Extract and list every line that contains the word "this".
━━━━━ MATERIAL TO PROCESS
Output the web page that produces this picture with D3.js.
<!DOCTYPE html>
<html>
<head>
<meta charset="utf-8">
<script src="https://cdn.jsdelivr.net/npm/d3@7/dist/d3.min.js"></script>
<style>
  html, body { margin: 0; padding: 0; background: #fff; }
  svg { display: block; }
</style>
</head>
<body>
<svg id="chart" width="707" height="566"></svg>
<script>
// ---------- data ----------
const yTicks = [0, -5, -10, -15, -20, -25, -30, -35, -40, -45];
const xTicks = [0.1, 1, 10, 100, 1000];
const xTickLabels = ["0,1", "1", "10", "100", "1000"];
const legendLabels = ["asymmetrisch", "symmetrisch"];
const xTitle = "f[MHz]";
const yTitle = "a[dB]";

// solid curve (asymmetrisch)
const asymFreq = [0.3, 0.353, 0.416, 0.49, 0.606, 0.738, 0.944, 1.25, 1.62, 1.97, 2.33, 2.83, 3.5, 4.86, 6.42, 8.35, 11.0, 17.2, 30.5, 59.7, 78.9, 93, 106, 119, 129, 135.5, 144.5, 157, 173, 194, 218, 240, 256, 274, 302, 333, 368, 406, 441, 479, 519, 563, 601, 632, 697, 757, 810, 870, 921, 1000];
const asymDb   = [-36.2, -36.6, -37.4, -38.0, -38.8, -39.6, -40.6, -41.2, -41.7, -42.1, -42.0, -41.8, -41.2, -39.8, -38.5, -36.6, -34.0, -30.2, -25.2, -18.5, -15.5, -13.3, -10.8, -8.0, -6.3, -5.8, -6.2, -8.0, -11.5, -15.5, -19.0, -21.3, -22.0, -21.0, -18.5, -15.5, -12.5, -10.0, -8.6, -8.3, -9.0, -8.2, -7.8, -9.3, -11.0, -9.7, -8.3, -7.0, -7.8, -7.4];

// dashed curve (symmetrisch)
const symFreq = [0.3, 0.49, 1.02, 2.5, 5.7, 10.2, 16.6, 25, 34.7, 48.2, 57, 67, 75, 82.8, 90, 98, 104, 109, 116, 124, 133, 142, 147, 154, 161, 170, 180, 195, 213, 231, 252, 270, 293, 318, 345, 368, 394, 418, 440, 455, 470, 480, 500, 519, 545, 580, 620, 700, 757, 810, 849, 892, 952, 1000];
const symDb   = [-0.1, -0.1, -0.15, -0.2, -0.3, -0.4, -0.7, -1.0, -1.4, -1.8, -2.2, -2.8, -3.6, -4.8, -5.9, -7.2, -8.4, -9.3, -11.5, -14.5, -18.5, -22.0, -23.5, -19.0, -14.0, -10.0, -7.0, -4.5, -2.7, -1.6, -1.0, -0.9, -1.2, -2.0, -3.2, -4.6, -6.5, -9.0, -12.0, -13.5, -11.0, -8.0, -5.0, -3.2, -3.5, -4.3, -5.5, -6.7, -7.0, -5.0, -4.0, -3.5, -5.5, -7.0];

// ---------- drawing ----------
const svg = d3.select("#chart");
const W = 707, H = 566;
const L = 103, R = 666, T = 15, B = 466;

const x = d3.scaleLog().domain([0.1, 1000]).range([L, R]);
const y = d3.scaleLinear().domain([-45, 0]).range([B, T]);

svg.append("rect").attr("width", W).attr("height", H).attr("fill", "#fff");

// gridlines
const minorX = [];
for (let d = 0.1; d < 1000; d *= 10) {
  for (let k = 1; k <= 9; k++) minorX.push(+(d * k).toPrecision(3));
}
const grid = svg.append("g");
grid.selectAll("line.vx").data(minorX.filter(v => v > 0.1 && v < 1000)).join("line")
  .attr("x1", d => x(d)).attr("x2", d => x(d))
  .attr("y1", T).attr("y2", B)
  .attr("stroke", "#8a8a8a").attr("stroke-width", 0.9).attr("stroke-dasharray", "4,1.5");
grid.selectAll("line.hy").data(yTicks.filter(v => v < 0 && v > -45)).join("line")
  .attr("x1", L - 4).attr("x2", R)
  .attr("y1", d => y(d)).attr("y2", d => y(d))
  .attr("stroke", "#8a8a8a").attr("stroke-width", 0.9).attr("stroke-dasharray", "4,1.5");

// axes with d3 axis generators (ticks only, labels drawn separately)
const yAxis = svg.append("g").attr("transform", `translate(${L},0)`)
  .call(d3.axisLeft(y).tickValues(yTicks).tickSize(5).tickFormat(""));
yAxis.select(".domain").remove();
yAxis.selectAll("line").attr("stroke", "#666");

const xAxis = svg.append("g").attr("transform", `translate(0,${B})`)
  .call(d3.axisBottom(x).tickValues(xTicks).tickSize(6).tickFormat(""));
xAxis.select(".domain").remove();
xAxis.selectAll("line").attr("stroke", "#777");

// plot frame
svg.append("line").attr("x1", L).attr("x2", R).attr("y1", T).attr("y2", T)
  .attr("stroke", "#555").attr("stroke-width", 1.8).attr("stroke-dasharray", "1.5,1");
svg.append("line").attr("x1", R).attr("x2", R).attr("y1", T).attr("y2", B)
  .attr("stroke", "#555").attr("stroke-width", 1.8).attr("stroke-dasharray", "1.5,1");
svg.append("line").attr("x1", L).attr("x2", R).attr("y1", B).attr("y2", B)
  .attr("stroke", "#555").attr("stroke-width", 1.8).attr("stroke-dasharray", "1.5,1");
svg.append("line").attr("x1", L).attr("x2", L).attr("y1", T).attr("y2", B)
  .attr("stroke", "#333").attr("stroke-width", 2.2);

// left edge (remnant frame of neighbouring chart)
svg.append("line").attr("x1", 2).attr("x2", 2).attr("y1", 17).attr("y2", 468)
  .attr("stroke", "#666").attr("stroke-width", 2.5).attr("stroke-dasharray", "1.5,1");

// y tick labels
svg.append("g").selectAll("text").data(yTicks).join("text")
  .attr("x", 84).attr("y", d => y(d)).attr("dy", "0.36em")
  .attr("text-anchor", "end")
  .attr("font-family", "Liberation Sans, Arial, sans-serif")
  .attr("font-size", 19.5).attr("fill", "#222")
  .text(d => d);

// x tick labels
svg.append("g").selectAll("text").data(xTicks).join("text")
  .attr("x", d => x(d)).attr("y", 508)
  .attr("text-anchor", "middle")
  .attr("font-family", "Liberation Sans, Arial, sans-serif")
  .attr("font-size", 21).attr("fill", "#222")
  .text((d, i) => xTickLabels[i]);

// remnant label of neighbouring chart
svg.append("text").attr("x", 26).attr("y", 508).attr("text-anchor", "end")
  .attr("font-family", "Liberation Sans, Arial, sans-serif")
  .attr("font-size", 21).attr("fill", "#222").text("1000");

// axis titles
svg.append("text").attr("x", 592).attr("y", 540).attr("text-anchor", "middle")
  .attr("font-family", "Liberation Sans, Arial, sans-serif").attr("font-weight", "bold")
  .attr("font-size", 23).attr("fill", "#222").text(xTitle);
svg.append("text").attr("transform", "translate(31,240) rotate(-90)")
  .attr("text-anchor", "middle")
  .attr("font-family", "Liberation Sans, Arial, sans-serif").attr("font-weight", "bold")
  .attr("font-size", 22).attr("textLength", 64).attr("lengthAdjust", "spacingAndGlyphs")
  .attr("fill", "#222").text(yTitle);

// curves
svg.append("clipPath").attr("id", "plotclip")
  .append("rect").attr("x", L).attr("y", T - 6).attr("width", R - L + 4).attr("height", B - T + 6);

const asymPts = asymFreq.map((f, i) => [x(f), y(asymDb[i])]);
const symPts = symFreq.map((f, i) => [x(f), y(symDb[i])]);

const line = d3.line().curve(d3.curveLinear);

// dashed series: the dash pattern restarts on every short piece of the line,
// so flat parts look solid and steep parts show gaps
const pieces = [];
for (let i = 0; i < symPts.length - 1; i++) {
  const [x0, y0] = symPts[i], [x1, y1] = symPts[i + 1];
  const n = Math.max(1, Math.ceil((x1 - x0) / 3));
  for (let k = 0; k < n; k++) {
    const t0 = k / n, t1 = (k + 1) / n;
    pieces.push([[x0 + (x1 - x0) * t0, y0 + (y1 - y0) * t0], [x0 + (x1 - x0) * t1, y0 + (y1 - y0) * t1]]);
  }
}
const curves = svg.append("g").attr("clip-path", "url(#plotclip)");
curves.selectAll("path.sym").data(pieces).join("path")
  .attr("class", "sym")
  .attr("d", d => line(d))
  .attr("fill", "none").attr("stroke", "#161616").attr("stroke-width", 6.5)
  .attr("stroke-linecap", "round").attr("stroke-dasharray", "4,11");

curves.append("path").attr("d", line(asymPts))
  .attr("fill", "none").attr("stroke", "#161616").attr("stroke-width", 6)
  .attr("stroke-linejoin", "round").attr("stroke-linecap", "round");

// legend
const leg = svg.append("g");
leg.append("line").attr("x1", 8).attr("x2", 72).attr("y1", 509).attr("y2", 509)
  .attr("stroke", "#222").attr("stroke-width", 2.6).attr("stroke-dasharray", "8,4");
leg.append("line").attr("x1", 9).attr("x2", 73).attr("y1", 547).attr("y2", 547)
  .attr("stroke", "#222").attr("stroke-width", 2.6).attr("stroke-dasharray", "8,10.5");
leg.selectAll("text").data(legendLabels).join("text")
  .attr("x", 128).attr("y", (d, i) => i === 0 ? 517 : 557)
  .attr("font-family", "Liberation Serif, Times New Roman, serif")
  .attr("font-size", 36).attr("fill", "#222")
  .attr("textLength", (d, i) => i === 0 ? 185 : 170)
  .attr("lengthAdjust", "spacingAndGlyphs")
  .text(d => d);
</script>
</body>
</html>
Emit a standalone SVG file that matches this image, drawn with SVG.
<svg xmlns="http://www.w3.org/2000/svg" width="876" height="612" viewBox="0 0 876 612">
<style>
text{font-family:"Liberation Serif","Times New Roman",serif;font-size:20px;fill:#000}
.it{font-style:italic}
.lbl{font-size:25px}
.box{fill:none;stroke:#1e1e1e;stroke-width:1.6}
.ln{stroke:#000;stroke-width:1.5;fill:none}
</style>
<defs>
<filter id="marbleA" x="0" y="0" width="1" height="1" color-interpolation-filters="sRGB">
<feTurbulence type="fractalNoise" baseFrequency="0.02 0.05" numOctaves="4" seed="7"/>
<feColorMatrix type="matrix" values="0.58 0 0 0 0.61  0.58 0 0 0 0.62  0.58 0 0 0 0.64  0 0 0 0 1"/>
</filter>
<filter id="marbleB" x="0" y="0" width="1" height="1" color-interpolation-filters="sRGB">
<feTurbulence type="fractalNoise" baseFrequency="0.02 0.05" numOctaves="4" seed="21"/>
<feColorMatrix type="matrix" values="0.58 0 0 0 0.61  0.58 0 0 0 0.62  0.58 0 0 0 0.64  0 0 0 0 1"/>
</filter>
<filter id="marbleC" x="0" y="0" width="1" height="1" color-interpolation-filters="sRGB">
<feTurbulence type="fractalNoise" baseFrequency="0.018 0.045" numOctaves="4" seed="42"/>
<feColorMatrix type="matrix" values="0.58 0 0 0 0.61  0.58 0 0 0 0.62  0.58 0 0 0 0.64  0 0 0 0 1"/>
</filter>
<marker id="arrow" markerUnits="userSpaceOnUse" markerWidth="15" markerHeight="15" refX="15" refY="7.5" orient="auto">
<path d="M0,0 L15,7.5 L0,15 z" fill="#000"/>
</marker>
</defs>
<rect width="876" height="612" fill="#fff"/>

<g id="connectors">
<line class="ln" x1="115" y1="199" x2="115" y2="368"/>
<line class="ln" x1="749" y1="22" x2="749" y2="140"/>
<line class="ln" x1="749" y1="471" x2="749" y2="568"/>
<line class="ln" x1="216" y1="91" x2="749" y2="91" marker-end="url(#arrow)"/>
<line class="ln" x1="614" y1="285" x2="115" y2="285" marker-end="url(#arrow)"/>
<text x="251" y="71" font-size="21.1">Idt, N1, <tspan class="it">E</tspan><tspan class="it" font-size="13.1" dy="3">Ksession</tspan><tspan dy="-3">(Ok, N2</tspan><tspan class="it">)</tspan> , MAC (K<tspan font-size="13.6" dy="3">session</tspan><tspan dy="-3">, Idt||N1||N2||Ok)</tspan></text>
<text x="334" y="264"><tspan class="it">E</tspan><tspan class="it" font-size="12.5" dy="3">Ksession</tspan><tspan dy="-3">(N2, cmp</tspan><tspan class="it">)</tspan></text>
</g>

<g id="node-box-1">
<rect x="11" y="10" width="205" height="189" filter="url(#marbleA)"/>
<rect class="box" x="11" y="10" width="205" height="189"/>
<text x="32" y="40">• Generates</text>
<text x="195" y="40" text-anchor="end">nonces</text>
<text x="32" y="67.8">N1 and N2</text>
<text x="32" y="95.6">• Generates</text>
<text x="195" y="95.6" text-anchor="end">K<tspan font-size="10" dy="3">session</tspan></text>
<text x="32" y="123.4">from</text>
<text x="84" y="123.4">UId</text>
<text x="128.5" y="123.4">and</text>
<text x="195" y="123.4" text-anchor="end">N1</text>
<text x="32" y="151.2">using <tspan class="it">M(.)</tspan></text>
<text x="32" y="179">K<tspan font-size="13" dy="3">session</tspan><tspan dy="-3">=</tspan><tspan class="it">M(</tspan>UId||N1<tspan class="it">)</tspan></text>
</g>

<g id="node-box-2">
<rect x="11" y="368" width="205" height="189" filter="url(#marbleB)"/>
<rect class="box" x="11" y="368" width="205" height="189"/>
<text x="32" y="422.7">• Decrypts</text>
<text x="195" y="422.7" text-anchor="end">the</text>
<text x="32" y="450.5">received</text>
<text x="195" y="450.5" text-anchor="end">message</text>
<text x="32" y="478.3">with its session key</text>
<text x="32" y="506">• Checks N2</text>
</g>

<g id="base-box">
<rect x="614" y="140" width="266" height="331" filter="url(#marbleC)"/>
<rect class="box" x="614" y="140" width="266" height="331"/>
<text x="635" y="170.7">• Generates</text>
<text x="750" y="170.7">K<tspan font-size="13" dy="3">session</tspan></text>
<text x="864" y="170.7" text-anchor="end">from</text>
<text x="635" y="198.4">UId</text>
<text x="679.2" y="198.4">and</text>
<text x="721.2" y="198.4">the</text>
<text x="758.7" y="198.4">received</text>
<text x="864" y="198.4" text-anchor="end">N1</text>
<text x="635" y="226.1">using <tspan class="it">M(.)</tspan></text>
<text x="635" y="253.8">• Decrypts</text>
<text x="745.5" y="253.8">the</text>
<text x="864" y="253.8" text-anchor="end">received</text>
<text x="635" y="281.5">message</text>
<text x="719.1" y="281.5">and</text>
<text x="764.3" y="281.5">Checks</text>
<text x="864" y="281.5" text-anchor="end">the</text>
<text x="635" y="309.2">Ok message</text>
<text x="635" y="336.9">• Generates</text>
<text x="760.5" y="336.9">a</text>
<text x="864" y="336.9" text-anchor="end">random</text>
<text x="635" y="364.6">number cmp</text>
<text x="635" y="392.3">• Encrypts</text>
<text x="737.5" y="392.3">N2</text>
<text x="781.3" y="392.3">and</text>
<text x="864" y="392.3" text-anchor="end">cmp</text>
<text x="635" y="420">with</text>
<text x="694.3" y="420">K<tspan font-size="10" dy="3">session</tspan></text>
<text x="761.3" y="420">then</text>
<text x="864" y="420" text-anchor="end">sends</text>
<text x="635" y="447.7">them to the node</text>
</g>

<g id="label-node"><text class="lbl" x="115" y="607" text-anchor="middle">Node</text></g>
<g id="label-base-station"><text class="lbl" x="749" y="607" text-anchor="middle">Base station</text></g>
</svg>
━━━━━━━━━━
▶ **TASK OUTPUT**
Output the web page that produces this picture with D3.js.
Emit a standalone SVG file that matches this image, drawn with SVG.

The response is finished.